È come se vivessimo immersi in una costante riedizione del Piano di rinascita democratica, in una P2 senza limiti temporali, suggello e simbolo dell’eterno fascismo italiano, attualmente agevolato dalla debolezza delle istituzioni nazionali ed europee e dal fatto che le persone abbiano smesso di credere in qualcosa. È come se la bomba di Brescia, città scelta apposta per la sua natura mite e cattolica, dunque insospettabile, perfetta per lanciare un avvertimento in grande stile, esplodesse ogni giorno.
Piazza della Loggia come San Benedetto Val di Sambro, nell’agosto del ’74, e il Rapido 904 nella Grande Galleria dell’Appennino, nel dicembre dell’84, come Ustica, come Bologna, giù fino alle stragi mafiose del ’92-’93: non si comprende ciò che sta accadendo adesso se non si guarda negli occhi quel trentennio. Dal ’64 al ’94, infatti, ci siamo giocati tutto ciò che la Resistenza ci aveva lasciato in eredità; il resto è stato un’agonia, di cui il berlusconismo ha rappresentato solo la punta dell’iceberg.

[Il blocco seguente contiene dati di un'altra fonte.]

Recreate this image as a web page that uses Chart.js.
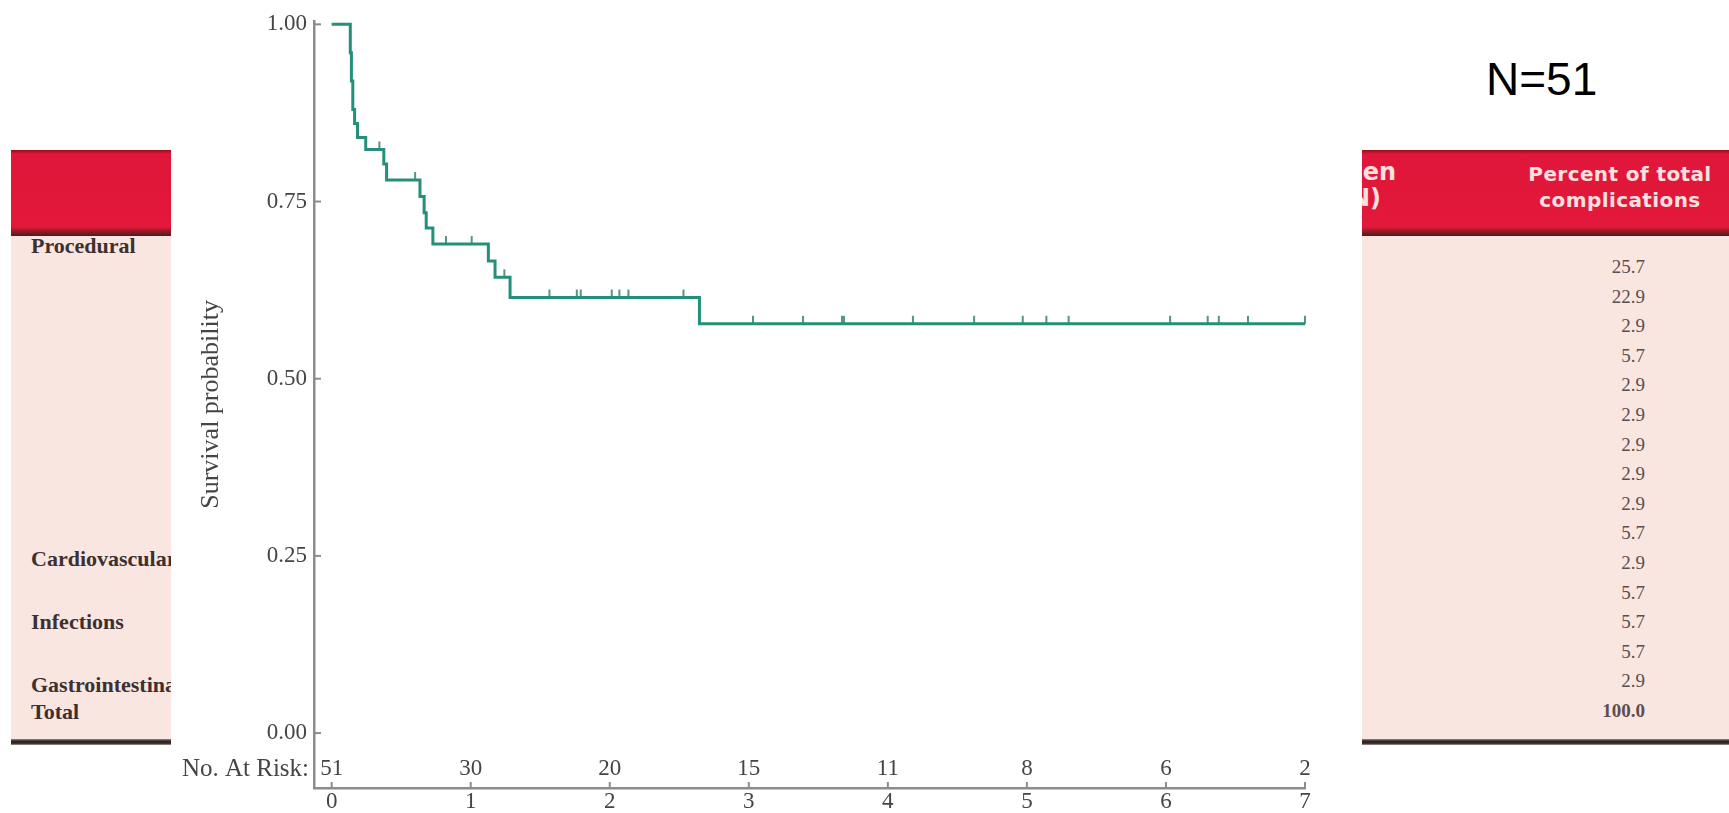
<!DOCTYPE html>
<html>
<head>
<meta charset="utf-8">
<script src="https://cdn.jsdelivr.net/npm/chart.js@4.4.1/dist/chart.umd.min.js"></script>
<style>
html,body{margin:0;padding:0;background:#fff;width:1729px;height:813px;overflow:hidden;position:relative;}
#tbl{position:absolute;left:11px;top:150px;width:1718px;height:595px;background:#fae6e0;z-index:1;}
#hdr{position:absolute;left:0;top:0;width:100%;height:86px;background:linear-gradient(to bottom,#9a0e1c 0px,#e0173a 4px,#e3183b 77px,#9a1a26 81px,#4a1c1c 86px);}
#bot{position:absolute;left:0;top:589px;width:100%;height:6px;background:linear-gradient(#9a8a88,#2f2525 35%,#2f2525 70%,#a89896);}
.lab{position:absolute;left:20px;font:bold 22px "Liberation Serif",serif;color:#3d3030;transform:translateY(-50%);white-space:nowrap;}
.val{position:absolute;right:84px;font:19px "Liberation Serif",serif;color:#5a4e4e;transform:translateY(-50%);white-space:nowrap;text-align:right;}
.hd{position:absolute;font:bold 20px "DejaVu Sans",sans-serif;color:#fbe0e0;white-space:nowrap;letter-spacing:0.4px;}
.hd2{position:absolute;font:bold 24px "DejaVu Sans",sans-serif;color:#fbe0e0;white-space:nowrap;}
#chartBox{position:absolute;left:171px;top:0;width:1191px;height:813px;background:#fff;z-index:2;}
#nlabel{position:absolute;left:1486px;top:52px;font:46px "Liberation Sans",Arial,sans-serif;color:#000;z-index:3;}
</style>
</head>
<body>
<div id="tbl">
  <div id="hdr"></div>
  <div class="hd2" style="right:333px;top:8px;text-align:right;">Times seen</div>
  <div class="hd2" style="right:348px;top:34px;text-align:right;">(N)</div>
  <div class="hd" style="left:1509px;top:12px;width:200px;text-align:center;">Percent of total</div>
  <div class="hd" style="left:1509px;top:38px;width:200px;text-align:center;">complications</div>
  <div id="rows"></div>
  <div id="bot"></div>
</div>
<div id="chartBox"><canvas id="c" width="1191" height="813"></canvas></div>
<div id="nlabel">N=51</div>
<script>
// ---- Kaplan-Meier curve (time in years, survival probability) ----
const kmTimes = [0, 0.134, 0.142, 0.152, 0.165, 0.186, 0.245, 0.375, 0.395, 0.635, 0.665, 0.68, 0.728, 1.127, 1.175, 1.283, 2.645, 7.0];
const kmSurv  = [1.0, 0.96, 0.92, 0.88, 0.86, 0.8405, 0.8235, 0.803, 0.7805, 0.757, 0.734, 0.7125, 0.69, 0.666, 0.643, 0.6145, 0.5775, 0.5775];
// ---- censoring marks (time in years) ----
const censorTimes = [0.343, 0.60, 0.822, 1.007, 1.242, 1.566, 1.763, 1.791, 2.014, 2.069, 2.134, 2.53,
                     3.03, 3.39, 3.67, 3.685, 4.18, 4.62, 4.97, 5.14, 5.30, 6.03, 6.30, 6.38, 6.59, 7.0];
// ---- axes ----
const xTickValues = [0, 1, 2, 3, 4, 5, 6, 7];
const yTickValues = [0, 0.25, 0.5, 0.75, 1];
const atRisk = [51, 30, 20, 15, 11, 8, 6, 2];
// ---- background table ----
const categoryNames = ['Procedural', 'Cardiovascular', 'Infections', 'Gastrointestinal', 'Total'];
const percentValues = ['25.7','22.9','2.9','5.7','2.9','2.9','2.9','2.9','2.9','5.7','2.9','5.7','5.7','5.7','2.9','100.0'];

// build table text
(function(){
  const rows = document.getElementById('rows');
  const labTops = [96, 409, 472, 535, 562];
  categoryNames.forEach((n, i) => {
    const d = document.createElement('div');
    d.className = 'lab'; d.textContent = n; d.style.top = labTops[i] + 'px';
    rows.appendChild(d);
  });
  percentValues.forEach((v, i) => {
    const d = document.createElement('div');
    d.className = 'val'; d.textContent = v; d.style.top = (117 + 29.6 * i) + 'px';
    if (i === percentValues.length - 1) d.style.fontWeight = 'bold';
    rows.appendChild(d);
  });
})();

function survAt(t) {
  let s = kmSurv[0];
  for (let i = 0; i < kmTimes.length; i++) if (kmTimes[i] <= t) s = kmSurv[i];
  return s;
}

const lineColor = '#24907a';
const axisColor = '#8c8c8c';
const textColor = '#454545';
const serif = '"Liberation Serif", "Times New Roman", serif';

// censor tick image: a short vertical stroke sitting on top of the curve
const tick = document.createElement('canvas');
tick.width = 4; tick.height = 18;
(function(){
  const g = tick.getContext('2d');
  g.strokeStyle = '#2c7a62'; g.lineWidth = 1.6;
  g.beginPath(); g.moveTo(2, 1); g.lineTo(2, 9); g.stroke();
})();

const axisDecor = {
  id: 'axisDecor',
  afterDraw(chart) {
    const {ctx, chartArea, scales: {x, y}} = chart;
    ctx.save();
    ctx.strokeStyle = axisColor; ctx.lineWidth = 2;
    yTickValues.forEach(v => {
      const py = y.getPixelForValue(v);
      ctx.beginPath(); ctx.moveTo(chartArea.left, py); ctx.lineTo(chartArea.left + 7, py); ctx.stroke();
    });
    xTickValues.forEach(v => {
      const px = x.getPixelForValue(v);
      ctx.beginPath(); ctx.moveTo(px, chartArea.bottom); ctx.lineTo(px, chartArea.bottom - 6); ctx.stroke();
    });
    // number at risk row
    ctx.fillStyle = textColor;
    ctx.textBaseline = 'middle';
    const ry = y.getPixelForValue(-0.051);
    ctx.font = '23px ' + serif;
    ctx.textAlign = 'center';
    atRisk.forEach((n, i) => ctx.fillText(String(n), x.getPixelForValue(xTickValues[i]), ry));
    ctx.font = '25px ' + serif;
    ctx.textAlign = 'right';
    ctx.fillText('No. At Risk:', chartArea.left - 5, ry);
    ctx.restore();
  }
};

new Chart(document.getElementById('c'), {
  type: 'scatter',
  data: {
    datasets: [
      {
        data: kmTimes.map((t, i) => ({x: t, y: kmSurv[i]})),
        showLine: true,
        stepped: 'before',
        borderColor: lineColor,
        borderWidth: 3,
        pointRadius: 0,
        clip: false
      },
      {
        data: censorTimes.map(t => ({x: t, y: survAt(t)})),
        pointStyle: tick,
        pointRadius: 5,
        showLine: false,
        clip: false
      }
    ]
  },
  options: {
    responsive: false,
    devicePixelRatio: 1,
    animation: false,
    layout: {padding: {left: 0, right: 57, top: 19.5, bottom: 0}},
    plugins: {legend: {display: false}, tooltip: {enabled: false}},
    scales: {
      x: {
        type: 'linear', min: -0.127, max: 7,
        afterBuildTicks: s => { s.ticks = xTickValues.map(v => ({value: v})); },
        afterFit: s => { s.height = 25; },
        grid: {display: false, drawTicks: false},
        border: {display: true, color: axisColor, width: 2.5},
        ticks: {padding: 0, color: textColor, font: {family: serif, size: 23}, callback: v => String(v)}
      },
      y: {
        type: 'linear', min: -0.0775, max: 1.005,
        afterBuildTicks: s => { s.ticks = yTickValues.map(v => ({value: v})); },
        afterFit: s => { s.width = 143; },
        grid: {display: false, drawTicks: false},
        border: {display: true, color: axisColor, width: 2.5},
        ticks: {padding: 7, color: textColor, font: {family: serif, size: 23}, callback: v => Number(v).toFixed(2)},
        title: {display: true, text: 'Survival probability', color: textColor, font: {family: serif, size: 26}, padding: {top: 25, bottom: 0}}
      }
    }
  },
  plugins: [axisDecor]
});
</script>
</body>
</html>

Se tutto ciò che abbiamo visto negli ultimi trent’anni è stato possibile, difatti, è perché nei tre decenni precedenti si è prodotta una mutazione antropologica del nostro vivere civile che ha intaccato il modo di pensare, sentire e intendere la vita di intere generazioni. Se un magnate della televisione è potuto arrivare a Palazzo Chigi, significa che i tempi erano maturi. Se ora abbiamo un esecutivo che non si dichiara anti-fascista, pur avendo giurato su quel che resta della Costituzione, vuol dire che il gellismo ha avuto la meglio. E se i prossimi trent’anni rischiano di essere assai peggio di ciò che abbiamo vissuto finora, è perché il nostro corpo pubblico è ormai privo delle necessarie difese immunitarie.

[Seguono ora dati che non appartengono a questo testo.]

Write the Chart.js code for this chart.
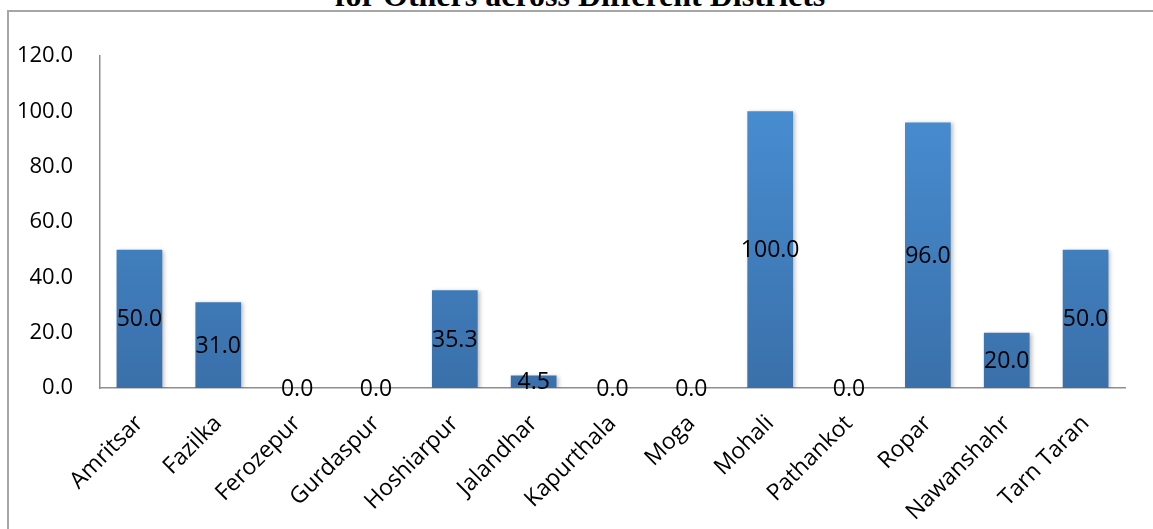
<!DOCTYPE html>
<html>
<head>
<meta charset="utf-8">
<script src="https://cdn.jsdelivr.net/npm/chart.js@4"></script>
<style>
  html, body { margin: 0; padding: 0; background: #fff; overflow: hidden; }
  #wrap { position: relative; width: 1153px; height: 529px; }
  #frame {
    position: absolute; left: 7px; top: 10px; width: 1160px; height: 540px;
    border: 2px solid #a6a6a6; box-sizing: border-box;
  }
  #title {
    position: absolute; left: 0; width: 1160px; top: -23px; text-align: center;
    font: bold 32px "Liberation Serif", "Times New Roman", serif; color: #000;
    line-height: 36px; white-space: nowrap;
  }
  #chart { position: absolute; left: 0; top: 0; }
</style>
</head>
<body>
<div id="wrap">
  <div id="frame"></div>
  <div id="title">for Others across Different Districts</div>
  <canvas id="chart" width="1153" height="529"></canvas>
</div>
<script>
// data
const districts = ["Amritsar", "Fazilka", "Ferozepur", "Gurdaspur", "Hoshiarpur", "Jalandhar",
  "Kapurthala", "Moga", "Mohali", "Pathankot", "Ropar", "Nawanshahr", "Tarn Taran"];
const values = [50.0, 31.0, 0.0, 0.0, 35.3, 4.5, 0.0, 0.0, 100.0, 0.0, 96.0, 20.0, 50.0];
const yTicks = [0, 20, 40, 60, 80, 100, 120];

const fontFamily = "'Open Sans', 'Noto Sans', sans-serif";
const tickFont = { family: fontFamily, size: 22 };
const catFont = { family: fontFamily, size: 23 };
const valueFontSize = 23;

// bar gradient, lighter at the top
function barFill(ctx) {
  const area = ctx.chart.chartArea;
  if (!area) return "#4282c6";
  const g = ctx.chart.ctx.createLinearGradient(0, area.top, 0, area.bottom);
  g.addColorStop(0, "#4a92d8");
  g.addColorStop(1, "#3a70aa");
  return g;
}

// soft shadow under bars
const barShadow = {
  id: "barShadow",
  beforeDatasetsDraw(chart) {
    const c = chart.ctx;
    c.save();
    c.shadowColor = "rgba(0,0,0,0.25)";
    c.shadowBlur = 4;
    c.shadowOffsetX = 2;
    c.shadowOffsetY = 1;
  },
  afterDatasetsDraw(chart) {
    chart.ctx.restore();
  }
};

// value labels centred in each bar
const centerLabels = {
  id: "centerLabels",
  afterDatasetsDraw(chart) {
    const c = chart.ctx;
    const meta = chart.getDatasetMeta(0);
    c.save();
    c.font = valueFontSize + "px " + fontFamily;
    c.fillStyle = "#000";
    c.textAlign = "center";
    c.textBaseline = "middle";
    meta.data.forEach((bar, i) => {
      const y = (bar.y + bar.base) / 2;
      c.fillText(values[i].toFixed(1), bar.x, y + 1);
    });
    c.restore();
  }
};

new Chart(document.getElementById("chart"), {
  type: "bar",
  data: {
    labels: districts,
    datasets: [{
      data: values,
      backgroundColor: barFill,
      borderWidth: 0,
      barPercentage: 0.58,
      categoryPercentage: 1.0
    }]
  },
  options: {
    responsive: false,
    animation: false,
    layout: { padding: { top: 56, right: 28, left: 0, bottom: 0 } },
    plugins: { legend: { display: false }, tooltip: { enabled: false } },
    scales: {
      x: {
        grid: { display: false, drawTicks: false },
        border: { color: "#8e8e8e", width: 1.5 },
        ticks: { color: "#000", font: catFont, minRotation: 45, maxRotation: 45, padding: 22 },
        afterFit(s) { s.height = 141; }
      },
      y: {
        min: 0, max: 120,
        grid: { display: false, drawTicks: false },
        border: { color: "#8e8e8e", width: 1.5 },
        afterBuildTicks(s) { s.ticks = yTicks.map(v => ({ value: v })); },
        ticks: { color: "#000", font: tickFont, padding: 27, callback: v => v.toFixed(1) },
        afterFit(s) { s.width = 100; }
      }
    }
  },
  plugins: [barShadow, centerLabels]
});
</script>
</body>
</html>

Il sangue delle stragi, siano esse di Stato, nere (spesso collegate a servizi e apparati che lavoravano per interessi ben distanti da quelli nazionali) o mafiose (talvolta ci sono dei collegamenti), è ricaduto su di noi, minando in maniera irreversibile la credibilità delle classi dirigenti agli occhi della cittadinanza.
Ricordiamo le vittime di Brescia, a mezzo secolo di distanza, con la straziante certezza di non conoscere i nomi dei veri mandanti di quella carneficina: forse talmente evidenti da non poter essere visti, forse talmente potenti da non poter essere rivelati. Probabilmente, ci vorranno ancora decenni per conoscere la verità, per sapere chi fossero i burattinai che tiravano i fili del golpisti italiani, per collegare Milano a Reggio Calabria, Peteano a Brescia, Bologna a Capaci e via D’Amelio. Può anche darsi che tutto questo non lo scopriremo mai, anche se abbiamo l’impressione di sapere già abbastanza e di intuire il resto. Non abbiamo le prove, al massimo qualche indizio, ma quel che si sa val la pena di rivelarlo.

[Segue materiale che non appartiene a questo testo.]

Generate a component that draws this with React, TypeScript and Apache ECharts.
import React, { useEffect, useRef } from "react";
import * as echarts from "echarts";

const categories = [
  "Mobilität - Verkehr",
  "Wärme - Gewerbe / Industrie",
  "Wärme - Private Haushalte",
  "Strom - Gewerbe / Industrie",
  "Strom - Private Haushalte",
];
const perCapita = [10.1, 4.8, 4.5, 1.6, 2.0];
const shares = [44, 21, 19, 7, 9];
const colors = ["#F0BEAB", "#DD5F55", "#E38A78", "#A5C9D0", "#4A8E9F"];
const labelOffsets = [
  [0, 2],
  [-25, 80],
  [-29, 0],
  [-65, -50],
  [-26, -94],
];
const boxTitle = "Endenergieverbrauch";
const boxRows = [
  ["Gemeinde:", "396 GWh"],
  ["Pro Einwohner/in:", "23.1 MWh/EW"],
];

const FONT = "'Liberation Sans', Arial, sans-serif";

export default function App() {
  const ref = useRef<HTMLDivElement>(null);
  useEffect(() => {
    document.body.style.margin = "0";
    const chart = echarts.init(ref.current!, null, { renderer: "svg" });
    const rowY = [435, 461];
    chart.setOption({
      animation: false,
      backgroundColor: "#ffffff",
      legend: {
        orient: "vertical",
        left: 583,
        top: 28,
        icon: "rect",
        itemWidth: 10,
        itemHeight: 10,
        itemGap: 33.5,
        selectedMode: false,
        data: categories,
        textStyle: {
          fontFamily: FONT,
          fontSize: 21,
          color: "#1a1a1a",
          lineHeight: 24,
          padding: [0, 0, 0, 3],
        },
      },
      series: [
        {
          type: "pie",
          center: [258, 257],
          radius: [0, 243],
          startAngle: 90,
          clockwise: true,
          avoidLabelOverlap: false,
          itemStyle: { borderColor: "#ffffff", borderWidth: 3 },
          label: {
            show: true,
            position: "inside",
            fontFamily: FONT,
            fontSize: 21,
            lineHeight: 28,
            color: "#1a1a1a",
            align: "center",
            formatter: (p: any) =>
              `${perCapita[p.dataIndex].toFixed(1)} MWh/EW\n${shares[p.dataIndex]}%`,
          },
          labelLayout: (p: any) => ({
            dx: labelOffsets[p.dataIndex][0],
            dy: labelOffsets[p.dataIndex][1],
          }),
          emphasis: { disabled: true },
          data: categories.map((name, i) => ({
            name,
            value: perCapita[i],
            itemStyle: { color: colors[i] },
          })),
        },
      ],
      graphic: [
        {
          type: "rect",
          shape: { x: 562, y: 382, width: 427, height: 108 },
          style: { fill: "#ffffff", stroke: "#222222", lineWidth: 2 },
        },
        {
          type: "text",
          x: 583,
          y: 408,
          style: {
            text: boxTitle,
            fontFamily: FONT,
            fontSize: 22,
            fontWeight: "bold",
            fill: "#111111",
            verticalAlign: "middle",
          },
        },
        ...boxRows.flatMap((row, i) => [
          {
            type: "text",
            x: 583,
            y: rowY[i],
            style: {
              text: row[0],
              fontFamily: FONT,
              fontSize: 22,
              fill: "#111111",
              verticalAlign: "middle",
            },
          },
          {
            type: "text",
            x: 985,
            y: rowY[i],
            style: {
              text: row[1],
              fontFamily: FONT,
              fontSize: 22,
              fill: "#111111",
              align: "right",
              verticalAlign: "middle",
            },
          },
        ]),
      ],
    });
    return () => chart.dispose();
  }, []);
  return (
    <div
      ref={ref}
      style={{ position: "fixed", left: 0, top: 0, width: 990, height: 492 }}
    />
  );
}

Mezzo secolo dopo ci rendiamo conto di quanto siamo peggiori rispetto ad allora, di quanto l’anti-politica la faccia da padrona e di quanto sia difficile dar torto a chi ha preferito arrendersi. Nonostante ciò, noi andiamo avanti. Se non altro, perché non ci è rimasto molto da dire e da fare, in quest’Italia che sta vivendo una delle stagioni più fosche della sua storia recente e nella quale si rischia un’ulteriore devastazione dei beni comuni, primo fra tutti la Costituzione.
È triste tornare in quella piazza e rendersi conto che ormai, al di là di qualche cerimonia ufficiale, tutte le piazze sono vuote. La passione è finita, la gente è andata altrove e le urne vengono sempre più disertate. Basta questo per prendere atto che la nostra, ormai, è una democrazia solo di nome. Nella sua essenza, non siamo in grado di definirla.